* [Aim of the task] Determine which lines contain the word "React", then copy those lines.

* [Collected material]
——————

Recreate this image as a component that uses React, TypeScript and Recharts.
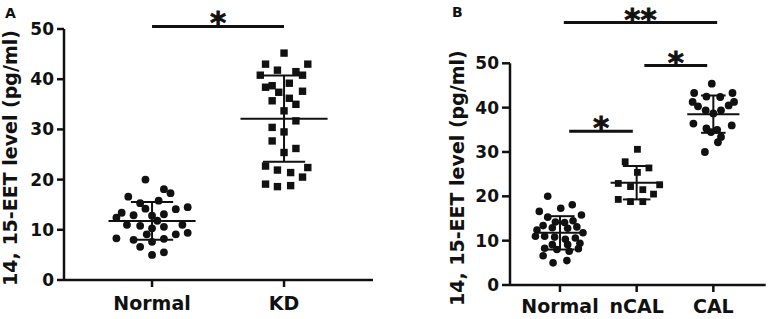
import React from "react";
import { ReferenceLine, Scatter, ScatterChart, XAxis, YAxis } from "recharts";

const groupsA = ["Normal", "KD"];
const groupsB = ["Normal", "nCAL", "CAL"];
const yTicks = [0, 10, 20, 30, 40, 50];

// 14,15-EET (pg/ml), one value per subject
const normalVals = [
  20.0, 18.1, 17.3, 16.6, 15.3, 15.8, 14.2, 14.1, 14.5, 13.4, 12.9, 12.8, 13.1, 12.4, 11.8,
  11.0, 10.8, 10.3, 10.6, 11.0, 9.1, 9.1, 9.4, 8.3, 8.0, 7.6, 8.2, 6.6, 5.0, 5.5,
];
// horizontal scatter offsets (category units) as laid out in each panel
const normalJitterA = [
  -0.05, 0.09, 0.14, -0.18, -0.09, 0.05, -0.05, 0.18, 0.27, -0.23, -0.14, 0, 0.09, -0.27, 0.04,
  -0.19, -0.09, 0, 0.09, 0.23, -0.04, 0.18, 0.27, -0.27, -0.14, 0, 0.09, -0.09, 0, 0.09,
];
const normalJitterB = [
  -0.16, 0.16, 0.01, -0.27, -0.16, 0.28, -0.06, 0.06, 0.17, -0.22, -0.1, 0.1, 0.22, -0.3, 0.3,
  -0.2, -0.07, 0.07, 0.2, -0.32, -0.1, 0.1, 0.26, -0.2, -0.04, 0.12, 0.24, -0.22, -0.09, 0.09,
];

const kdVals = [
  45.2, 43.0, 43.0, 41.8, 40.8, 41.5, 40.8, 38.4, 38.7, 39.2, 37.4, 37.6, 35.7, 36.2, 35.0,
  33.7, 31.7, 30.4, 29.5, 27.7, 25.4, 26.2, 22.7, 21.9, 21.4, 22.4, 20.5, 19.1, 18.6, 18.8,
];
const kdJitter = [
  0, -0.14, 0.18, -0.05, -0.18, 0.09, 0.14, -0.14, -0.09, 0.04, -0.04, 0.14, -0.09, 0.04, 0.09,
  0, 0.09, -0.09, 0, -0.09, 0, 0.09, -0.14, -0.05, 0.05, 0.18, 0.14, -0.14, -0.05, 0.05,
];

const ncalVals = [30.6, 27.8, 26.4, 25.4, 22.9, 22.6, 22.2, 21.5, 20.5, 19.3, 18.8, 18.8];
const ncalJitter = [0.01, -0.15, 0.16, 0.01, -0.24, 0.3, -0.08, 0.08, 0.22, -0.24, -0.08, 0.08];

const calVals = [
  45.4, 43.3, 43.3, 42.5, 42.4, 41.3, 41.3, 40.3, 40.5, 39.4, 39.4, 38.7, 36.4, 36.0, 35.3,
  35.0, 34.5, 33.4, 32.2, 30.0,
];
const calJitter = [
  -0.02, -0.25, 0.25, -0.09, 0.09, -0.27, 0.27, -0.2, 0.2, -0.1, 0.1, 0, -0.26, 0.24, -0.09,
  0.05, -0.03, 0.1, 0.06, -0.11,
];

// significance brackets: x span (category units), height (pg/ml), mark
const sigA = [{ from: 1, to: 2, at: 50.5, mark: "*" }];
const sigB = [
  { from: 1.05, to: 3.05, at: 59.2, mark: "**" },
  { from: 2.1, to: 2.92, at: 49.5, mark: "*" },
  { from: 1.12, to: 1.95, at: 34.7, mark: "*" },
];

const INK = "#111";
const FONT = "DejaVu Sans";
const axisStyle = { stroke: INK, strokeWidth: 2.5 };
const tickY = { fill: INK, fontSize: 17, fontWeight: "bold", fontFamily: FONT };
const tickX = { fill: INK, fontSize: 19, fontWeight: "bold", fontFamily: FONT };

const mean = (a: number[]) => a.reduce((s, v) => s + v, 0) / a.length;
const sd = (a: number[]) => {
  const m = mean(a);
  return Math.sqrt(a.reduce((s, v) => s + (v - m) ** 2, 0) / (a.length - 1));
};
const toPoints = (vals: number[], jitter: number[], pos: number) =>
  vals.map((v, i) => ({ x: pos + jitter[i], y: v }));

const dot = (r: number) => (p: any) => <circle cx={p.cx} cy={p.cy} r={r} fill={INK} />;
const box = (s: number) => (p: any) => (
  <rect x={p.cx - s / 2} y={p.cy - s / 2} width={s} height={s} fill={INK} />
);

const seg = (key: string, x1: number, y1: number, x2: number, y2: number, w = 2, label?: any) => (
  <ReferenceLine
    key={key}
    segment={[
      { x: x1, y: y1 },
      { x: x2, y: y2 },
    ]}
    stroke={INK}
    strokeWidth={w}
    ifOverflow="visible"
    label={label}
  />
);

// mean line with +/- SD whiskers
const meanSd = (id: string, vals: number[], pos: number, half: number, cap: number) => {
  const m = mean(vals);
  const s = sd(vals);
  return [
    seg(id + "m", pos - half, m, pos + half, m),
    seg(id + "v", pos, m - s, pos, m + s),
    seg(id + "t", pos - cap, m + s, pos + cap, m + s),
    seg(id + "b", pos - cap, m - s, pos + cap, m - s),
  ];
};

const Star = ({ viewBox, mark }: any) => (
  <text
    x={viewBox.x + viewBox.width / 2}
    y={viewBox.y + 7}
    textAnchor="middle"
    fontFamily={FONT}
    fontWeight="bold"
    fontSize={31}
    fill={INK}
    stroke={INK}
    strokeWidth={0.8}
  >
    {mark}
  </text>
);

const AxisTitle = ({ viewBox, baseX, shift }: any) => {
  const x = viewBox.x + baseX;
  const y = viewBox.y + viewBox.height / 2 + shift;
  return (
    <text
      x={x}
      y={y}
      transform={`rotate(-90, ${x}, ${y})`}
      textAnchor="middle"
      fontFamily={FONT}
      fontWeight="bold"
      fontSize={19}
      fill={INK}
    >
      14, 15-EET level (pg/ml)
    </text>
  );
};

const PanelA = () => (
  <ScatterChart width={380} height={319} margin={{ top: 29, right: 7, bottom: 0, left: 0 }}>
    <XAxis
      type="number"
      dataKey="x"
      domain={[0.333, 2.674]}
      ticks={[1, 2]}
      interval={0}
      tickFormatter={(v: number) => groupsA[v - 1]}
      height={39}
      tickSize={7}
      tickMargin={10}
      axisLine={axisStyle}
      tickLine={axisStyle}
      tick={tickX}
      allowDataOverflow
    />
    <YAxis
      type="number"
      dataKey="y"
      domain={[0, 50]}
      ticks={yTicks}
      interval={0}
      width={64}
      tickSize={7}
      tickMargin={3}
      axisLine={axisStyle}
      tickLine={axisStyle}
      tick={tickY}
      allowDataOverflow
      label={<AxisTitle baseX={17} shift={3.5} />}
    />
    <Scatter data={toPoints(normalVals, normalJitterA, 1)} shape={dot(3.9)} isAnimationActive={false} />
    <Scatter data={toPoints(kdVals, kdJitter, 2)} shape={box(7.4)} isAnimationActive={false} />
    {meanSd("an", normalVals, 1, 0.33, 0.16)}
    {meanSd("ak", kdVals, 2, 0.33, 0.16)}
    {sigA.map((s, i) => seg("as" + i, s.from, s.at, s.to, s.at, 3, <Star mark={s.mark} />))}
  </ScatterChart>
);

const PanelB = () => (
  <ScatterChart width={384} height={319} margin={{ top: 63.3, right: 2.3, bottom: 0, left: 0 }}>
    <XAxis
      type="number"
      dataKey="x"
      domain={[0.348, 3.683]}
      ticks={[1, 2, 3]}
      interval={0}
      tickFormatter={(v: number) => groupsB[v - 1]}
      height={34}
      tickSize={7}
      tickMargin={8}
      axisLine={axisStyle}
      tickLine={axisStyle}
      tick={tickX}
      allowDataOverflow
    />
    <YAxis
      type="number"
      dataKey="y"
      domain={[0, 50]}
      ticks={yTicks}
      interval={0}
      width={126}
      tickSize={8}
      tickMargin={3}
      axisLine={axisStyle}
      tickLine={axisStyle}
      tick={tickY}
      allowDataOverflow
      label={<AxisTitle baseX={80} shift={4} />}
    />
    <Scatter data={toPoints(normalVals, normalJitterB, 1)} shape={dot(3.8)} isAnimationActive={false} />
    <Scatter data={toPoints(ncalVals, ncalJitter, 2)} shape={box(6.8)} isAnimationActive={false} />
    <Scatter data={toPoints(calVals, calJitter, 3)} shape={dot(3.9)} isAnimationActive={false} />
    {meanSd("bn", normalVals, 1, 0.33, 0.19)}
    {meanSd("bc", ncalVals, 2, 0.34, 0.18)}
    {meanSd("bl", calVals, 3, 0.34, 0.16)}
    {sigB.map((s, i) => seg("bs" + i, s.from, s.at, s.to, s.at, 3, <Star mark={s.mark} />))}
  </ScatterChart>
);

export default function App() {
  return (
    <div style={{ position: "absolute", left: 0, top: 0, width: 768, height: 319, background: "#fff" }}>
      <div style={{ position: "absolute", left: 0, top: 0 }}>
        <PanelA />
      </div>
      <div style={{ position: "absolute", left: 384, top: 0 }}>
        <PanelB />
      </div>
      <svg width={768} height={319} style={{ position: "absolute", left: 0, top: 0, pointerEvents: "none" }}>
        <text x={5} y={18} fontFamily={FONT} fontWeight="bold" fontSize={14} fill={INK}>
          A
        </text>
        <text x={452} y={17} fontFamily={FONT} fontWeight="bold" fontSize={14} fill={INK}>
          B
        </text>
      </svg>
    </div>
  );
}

——————

* [The solution]
Recreate this image as a component that uses React, TypeScript and Recharts.
import React from "react";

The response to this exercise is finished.